_Objective:_
Locate all lines with the word "this" and copy them out.

━━━ Provided entries ━━━

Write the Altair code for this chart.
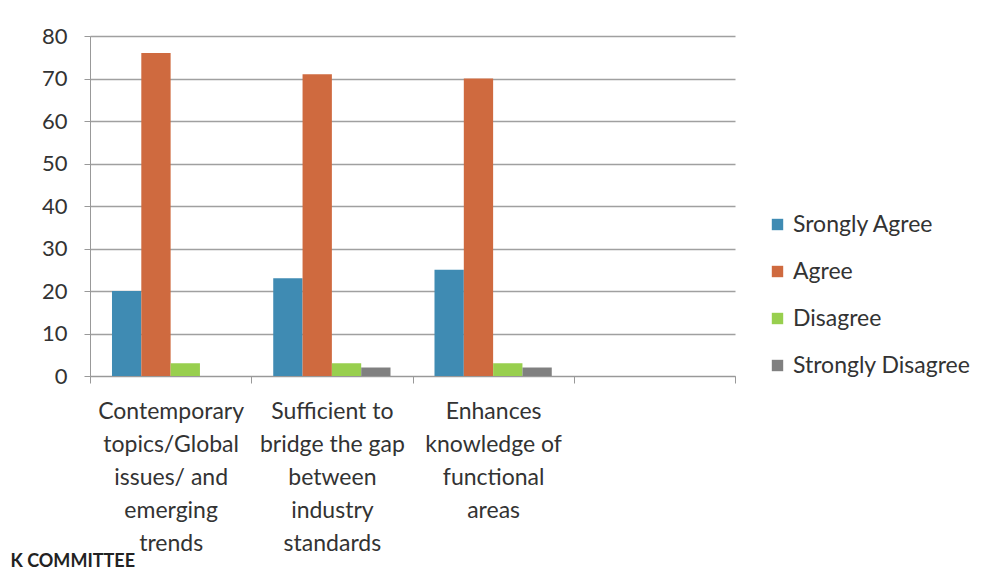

━━━
━━━ Provided entries ━━━

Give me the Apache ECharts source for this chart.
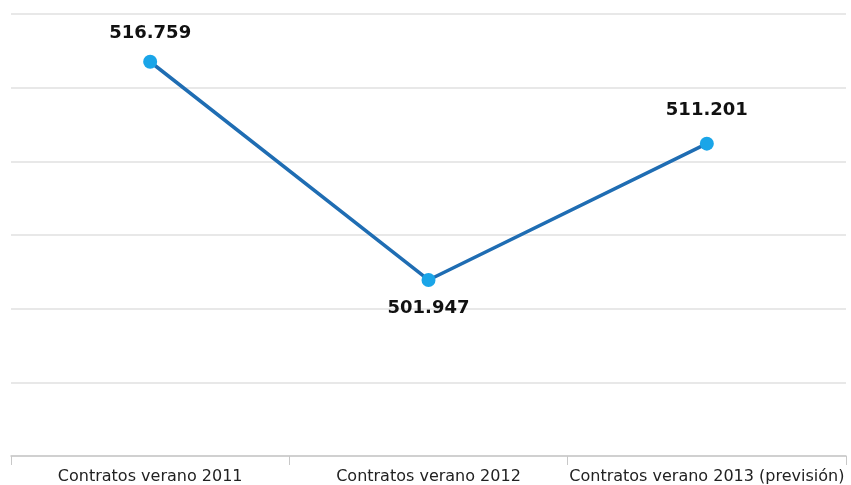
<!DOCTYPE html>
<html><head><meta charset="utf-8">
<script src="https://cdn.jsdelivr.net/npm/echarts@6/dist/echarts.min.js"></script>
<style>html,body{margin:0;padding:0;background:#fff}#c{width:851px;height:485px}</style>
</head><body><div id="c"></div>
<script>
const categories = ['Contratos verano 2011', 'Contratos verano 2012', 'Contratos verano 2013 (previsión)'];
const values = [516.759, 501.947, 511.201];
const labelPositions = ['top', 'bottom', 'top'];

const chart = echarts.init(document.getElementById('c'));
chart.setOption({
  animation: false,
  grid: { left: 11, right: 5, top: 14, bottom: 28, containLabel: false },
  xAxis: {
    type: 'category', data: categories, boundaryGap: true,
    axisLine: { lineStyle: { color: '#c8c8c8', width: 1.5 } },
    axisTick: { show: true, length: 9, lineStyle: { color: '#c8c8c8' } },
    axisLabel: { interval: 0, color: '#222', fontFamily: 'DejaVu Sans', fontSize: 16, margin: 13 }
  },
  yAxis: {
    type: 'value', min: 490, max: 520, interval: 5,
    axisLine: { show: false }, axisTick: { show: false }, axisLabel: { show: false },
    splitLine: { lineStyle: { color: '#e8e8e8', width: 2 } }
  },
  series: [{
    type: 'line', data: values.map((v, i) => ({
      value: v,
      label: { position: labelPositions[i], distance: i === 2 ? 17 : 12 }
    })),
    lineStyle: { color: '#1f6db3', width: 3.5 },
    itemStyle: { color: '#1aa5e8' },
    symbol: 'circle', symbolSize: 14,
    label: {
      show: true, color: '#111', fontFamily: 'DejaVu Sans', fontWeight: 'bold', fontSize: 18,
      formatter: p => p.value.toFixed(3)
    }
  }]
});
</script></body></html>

━━━

_Complete output:_
Write the Altair code for this chart.
Give me the Apache ECharts source for this chart.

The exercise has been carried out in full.